WHAT YOU HAVE TO DO:
Every line from the first one to the line containing "(covT) at (cov.center)" should be echoed exactly; leave out the rest.
-- start of DATA SECTION --
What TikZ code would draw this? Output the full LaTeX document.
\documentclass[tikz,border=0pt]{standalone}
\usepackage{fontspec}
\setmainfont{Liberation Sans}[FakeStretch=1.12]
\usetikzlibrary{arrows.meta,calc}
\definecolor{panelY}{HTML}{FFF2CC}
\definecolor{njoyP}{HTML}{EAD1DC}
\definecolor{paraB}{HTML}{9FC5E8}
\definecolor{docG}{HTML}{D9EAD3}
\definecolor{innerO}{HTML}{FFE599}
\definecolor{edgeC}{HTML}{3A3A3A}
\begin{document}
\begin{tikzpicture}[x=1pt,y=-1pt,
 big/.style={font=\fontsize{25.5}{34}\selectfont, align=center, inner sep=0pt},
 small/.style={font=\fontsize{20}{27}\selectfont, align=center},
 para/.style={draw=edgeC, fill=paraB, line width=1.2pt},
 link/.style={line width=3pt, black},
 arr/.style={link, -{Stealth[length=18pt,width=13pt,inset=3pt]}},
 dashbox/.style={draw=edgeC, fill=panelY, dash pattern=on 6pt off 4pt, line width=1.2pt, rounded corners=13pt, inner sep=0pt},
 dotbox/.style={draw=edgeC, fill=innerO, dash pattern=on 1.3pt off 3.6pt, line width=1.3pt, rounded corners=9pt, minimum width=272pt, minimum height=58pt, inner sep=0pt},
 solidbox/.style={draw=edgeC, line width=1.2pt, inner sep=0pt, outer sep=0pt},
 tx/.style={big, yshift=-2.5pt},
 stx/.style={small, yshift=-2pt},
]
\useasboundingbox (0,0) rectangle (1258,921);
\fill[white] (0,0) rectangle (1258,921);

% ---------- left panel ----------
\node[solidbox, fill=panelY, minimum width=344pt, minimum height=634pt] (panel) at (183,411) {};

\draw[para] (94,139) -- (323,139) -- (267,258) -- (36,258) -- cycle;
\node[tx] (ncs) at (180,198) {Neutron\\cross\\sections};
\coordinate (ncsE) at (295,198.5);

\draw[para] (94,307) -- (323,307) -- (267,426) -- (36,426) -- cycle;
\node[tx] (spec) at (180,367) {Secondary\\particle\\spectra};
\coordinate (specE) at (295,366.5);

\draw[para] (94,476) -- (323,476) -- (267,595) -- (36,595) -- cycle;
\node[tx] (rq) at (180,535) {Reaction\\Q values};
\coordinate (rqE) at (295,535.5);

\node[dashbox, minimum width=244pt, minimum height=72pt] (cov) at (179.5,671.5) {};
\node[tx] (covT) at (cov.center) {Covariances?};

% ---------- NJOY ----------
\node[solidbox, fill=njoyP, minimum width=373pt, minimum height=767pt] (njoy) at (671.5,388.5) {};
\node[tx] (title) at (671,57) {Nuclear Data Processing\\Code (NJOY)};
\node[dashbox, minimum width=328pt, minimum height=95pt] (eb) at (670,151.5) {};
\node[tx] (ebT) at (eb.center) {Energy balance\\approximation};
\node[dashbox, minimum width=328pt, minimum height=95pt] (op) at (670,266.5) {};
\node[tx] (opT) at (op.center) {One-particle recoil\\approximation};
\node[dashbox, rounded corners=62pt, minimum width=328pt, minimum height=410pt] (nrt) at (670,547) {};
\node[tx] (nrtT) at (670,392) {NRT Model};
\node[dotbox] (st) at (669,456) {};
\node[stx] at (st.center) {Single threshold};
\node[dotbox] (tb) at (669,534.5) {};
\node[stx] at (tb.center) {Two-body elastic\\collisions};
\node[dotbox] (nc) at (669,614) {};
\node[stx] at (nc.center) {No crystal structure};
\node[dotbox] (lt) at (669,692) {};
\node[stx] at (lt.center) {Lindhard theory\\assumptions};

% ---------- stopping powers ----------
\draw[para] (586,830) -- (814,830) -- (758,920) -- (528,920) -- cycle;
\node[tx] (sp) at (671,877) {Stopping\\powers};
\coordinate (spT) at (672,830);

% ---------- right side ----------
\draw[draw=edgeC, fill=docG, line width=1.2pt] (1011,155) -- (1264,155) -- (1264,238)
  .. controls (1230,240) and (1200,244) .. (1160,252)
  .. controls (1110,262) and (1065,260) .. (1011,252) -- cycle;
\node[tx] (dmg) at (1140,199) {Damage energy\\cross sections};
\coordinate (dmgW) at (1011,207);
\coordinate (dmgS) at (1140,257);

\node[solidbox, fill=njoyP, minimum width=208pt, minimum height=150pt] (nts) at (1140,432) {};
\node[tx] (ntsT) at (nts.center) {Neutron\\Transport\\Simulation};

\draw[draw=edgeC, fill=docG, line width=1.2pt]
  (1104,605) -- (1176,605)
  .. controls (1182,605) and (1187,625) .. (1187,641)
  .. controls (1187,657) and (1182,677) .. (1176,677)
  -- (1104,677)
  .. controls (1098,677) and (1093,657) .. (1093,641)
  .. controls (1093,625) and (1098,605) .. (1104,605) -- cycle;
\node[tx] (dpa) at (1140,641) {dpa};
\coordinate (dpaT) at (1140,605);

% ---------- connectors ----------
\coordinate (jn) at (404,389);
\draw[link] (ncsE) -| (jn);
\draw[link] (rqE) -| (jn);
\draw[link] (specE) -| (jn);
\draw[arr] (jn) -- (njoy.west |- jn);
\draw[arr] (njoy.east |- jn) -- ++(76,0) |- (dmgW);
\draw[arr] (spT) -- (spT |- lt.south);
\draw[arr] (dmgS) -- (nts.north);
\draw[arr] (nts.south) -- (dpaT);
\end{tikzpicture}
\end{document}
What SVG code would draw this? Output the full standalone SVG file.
-- end of DATA SECTION --
EXERCISE RESPONSE:
What TikZ code would draw this? Output the full LaTeX document.
\documentclass[tikz,border=0pt]{standalone}
\usepackage{fontspec}
\setmainfont{Liberation Sans}[FakeStretch=1.12]
\usetikzlibrary{arrows.meta,calc}
\definecolor{panelY}{HTML}{FFF2CC}
\definecolor{njoyP}{HTML}{EAD1DC}
\definecolor{paraB}{HTML}{9FC5E8}
\definecolor{docG}{HTML}{D9EAD3}
\definecolor{innerO}{HTML}{FFE599}
\definecolor{edgeC}{HTML}{3A3A3A}
\begin{document}
\begin{tikzpicture}[x=1pt,y=-1pt,
 big/.style={font=\fontsize{25.5}{34}\selectfont, align=center, inner sep=0pt},
 small/.style={font=\fontsize{20}{27}\selectfont, align=center},
 para/.style={draw=edgeC, fill=paraB, line width=1.2pt},
 link/.style={line width=3pt, black},
 arr/.style={link, -{Stealth[length=18pt,width=13pt,inset=3pt]}},
 dashbox/.style={draw=edgeC, fill=panelY, dash pattern=on 6pt off 4pt, line width=1.2pt, rounded corners=13pt, inner sep=0pt},
 dotbox/.style={draw=edgeC, fill=innerO, dash pattern=on 1.3pt off 3.6pt, line width=1.3pt, rounded corners=9pt, minimum width=272pt, minimum height=58pt, inner sep=0pt},
 solidbox/.style={draw=edgeC, line width=1.2pt, inner sep=0pt, outer sep=0pt},
 tx/.style={big, yshift=-2.5pt},
 stx/.style={small, yshift=-2pt},
]
\useasboundingbox (0,0) rectangle (1258,921);
\fill[white] (0,0) rectangle (1258,921);

% ---------- left panel ----------
\node[solidbox, fill=panelY, minimum width=344pt, minimum height=634pt] (panel) at (183,411) {};

\draw[para] (94,139) -- (323,139) -- (267,258) -- (36,258) -- cycle;
\node[tx] (ncs) at (180,198) {Neutron\\cross\\sections};
\coordinate (ncsE) at (295,198.5);

\draw[para] (94,307) -- (323,307) -- (267,426) -- (36,426) -- cycle;
\node[tx] (spec) at (180,367) {Secondary\\particle\\spectra};
\coordinate (specE) at (295,366.5);

\draw[para] (94,476) -- (323,476) -- (267,595) -- (36,595) -- cycle;
\node[tx] (rq) at (180,535) {Reaction\\Q values};
\coordinate (rqE) at (295,535.5);

\node[dashbox, minimum width=244pt, minimum height=72pt] (cov) at (179.5,671.5) {};
\node[tx] (covT) at (cov.center) {Covariances?};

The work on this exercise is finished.